TC offers IL protection similar to Bancor V2.1, requiring 100 days of locked liquidity for full coverage. Bancor later removed this restriction and allowed single-asset LPing. However, when the market crashed and Bancor suspended IL protection, this proved fatal.

However, TC’s next phase focuses on adoption, growth, and expansion—including enabling single-sided LP positions with no $RUNE exposure and protected against IL. The goal is to attract TVL by allowing LPs to participate without holding $RUNE, while maintaining the 100-day lock-up requirement for IL protection.
TC allows LPs to mint synthetic assets backed by 50% underlying asset and 50% $RUNE, rather than 100% real assets. This gets technically complex, but the key benefit is capital efficiency—synthetic assets enable faster and more effective arbitrage.

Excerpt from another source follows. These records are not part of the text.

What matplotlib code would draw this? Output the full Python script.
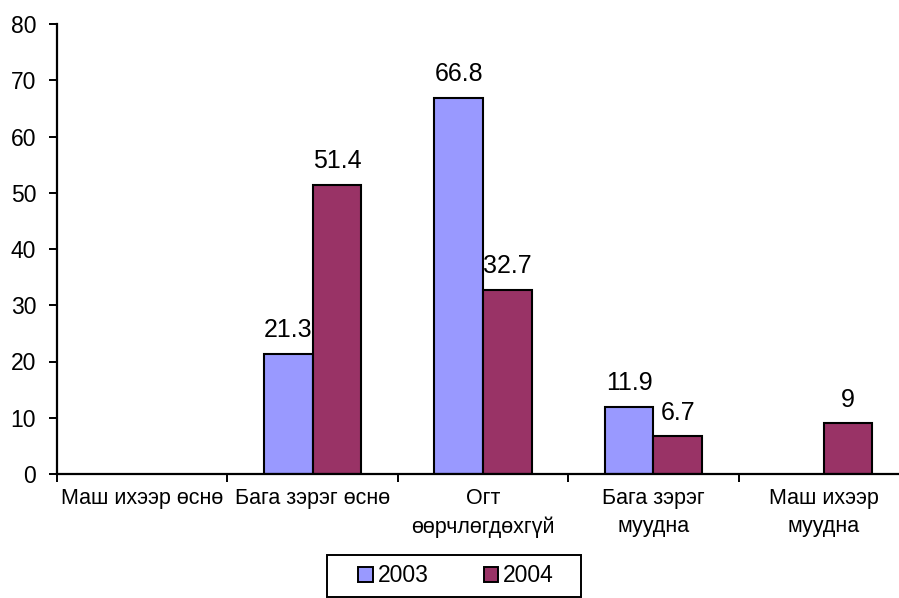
import numpy as np
import matplotlib
matplotlib.use("Agg")
import matplotlib.pyplot as plt
from matplotlib.patches import Rectangle

plt.rcParams['font.family'] = ['Liberation Sans', 'DejaVu Sans']

categories = ["Маш ихээр өснө", "Бага зэрэг өснө", "Огт\nөөрчлөгдөхгүй",
              "Бага зэрэг\nмуудна", "Маш ихээр\nмуудна"]
series_names = ["2003", "2004"]
values_2003 = [np.nan, 21.3, 66.8, 11.9, np.nan]
values_2004 = [np.nan, 51.4, 32.7, 6.7, 9]
yticks = [0, 10, 20, 30, 40, 50, 60, 70, 80]

colors = ["#9999FF", "#993366"]

fig = plt.figure(figsize=(8.99, 5.98), dpi=100)
ax = fig.add_axes([57/899, 124/598, 852/899, 450/598])

x = np.arange(len(categories))
w = 0.285
for i, (vals, c, name) in enumerate(zip([values_2003, values_2004], colors, series_names)):
    pos = x + (i - 0.5) * w
    ax.bar(pos, vals, width=w, color=c, edgecolor="black", linewidth=1.5, label=name)
    for p, v in zip(pos, vals):
        if not np.isnan(v):
            ax.annotate(f"{v:g}", (p, v), xytext=(0, 8.5), textcoords="offset points",
                        ha="center", va="bottom", fontsize=18)

ax.set_xlim(-0.5, len(categories) - 0.5)
ax.set_ylim(0, 80)
ax.set_yticks(yticks)
ax.tick_params(axis='y', labelsize=16.5, length=6, width=1.4, direction='out', pad=9)
ax.set_xticks(x)
ax.set_xticklabels(categories, fontsize=15.5, linespacing=1.45)
ax.tick_params(axis='x', which='major', length=0, pad=10)
ax.set_xticks(np.arange(len(categories) + 1) - 0.5, minor=True)
ax.tick_params(axis='x', which='minor', length=6, width=1.4, direction='out')

for s in ['top', 'right']:
    ax.spines[s].set_visible(False)
for s in ['left', 'bottom']:
    ax.spines[s].set_linewidth(1.6)

leg = fig.legend(loc='center', bbox_to_anchor=(456/899, 1 - 576/598), ncol=2,
                 fontsize=16.5, frameon=False,
                 handlelength=0.65, handleheight=0.65, handletextpad=0.2,
                 columnspacing=2.4, borderpad=0.0, borderaxespad=0)
for h in leg.legend_handles:
    h.set_linewidth(1.4)
fig.patches.append(Rectangle((327/899, 1 - 597/598), 254/899, 42/598,
                             transform=fig.transFigure, fill=False,
                             edgecolor='black', linewidth=1.4))

fig.savefig("out.png", dpi=100)
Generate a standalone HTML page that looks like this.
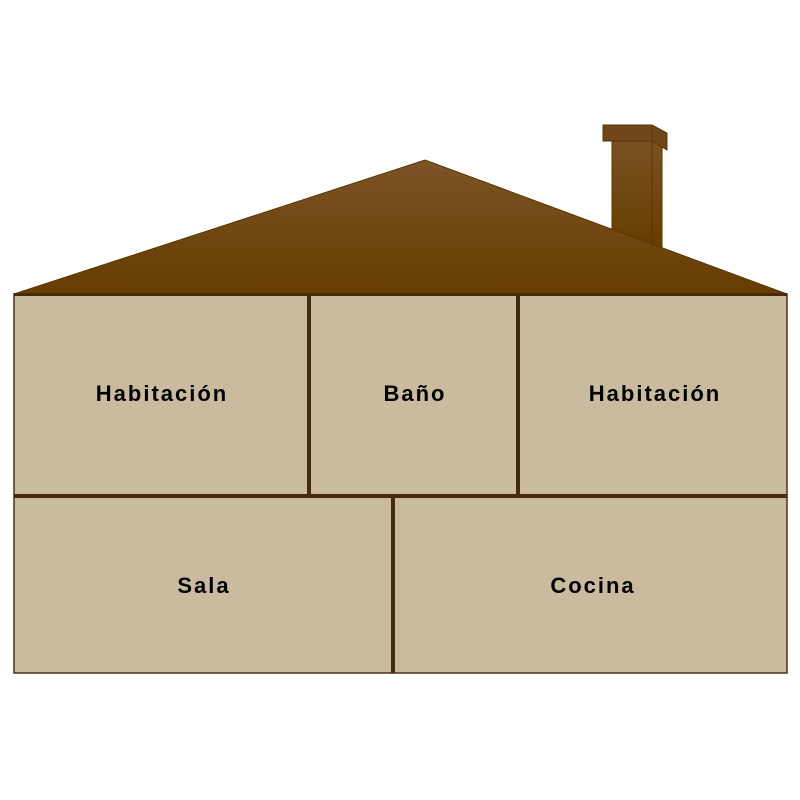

Currently, these synthetic assets help deepen pool liquidity but do not generate yield. The current plan is to “lock” them into vaults to start earning returns. Synthetic assets eliminate IL, though yields are capped at a maximum of 50% compared to traditional dual-sided pools.
Other key elements of the next-phase roadmap include:
Allowing small $RUNE holders to contribute bonded $RUNE to the network;
Multi-signature wallets;
DEX aggregation across more assets;
Adding more chains such as Avalanche, among others.
But to me, the two most exciting upcoming features are:
Order Book
Introducing an order book will attract new user types: market makers and limit-order traders. The design allows pending orders at specific prices to contribute to pool depth and generate revenue for LPs and nodes.
The protocol’s own stablecoin, $TOR
Originally planned following Terra’s $UST. However, TC does not follow $UST’s model, but instead follows Aave’s approach—using already deposited capital as collateral to issue the stablecoin.
I’m particularly interested in $RUNE’s value proposition as it evolves toward progressive decentralization, contributing to a multi-chain future that doesn’t rely on third-party bridges.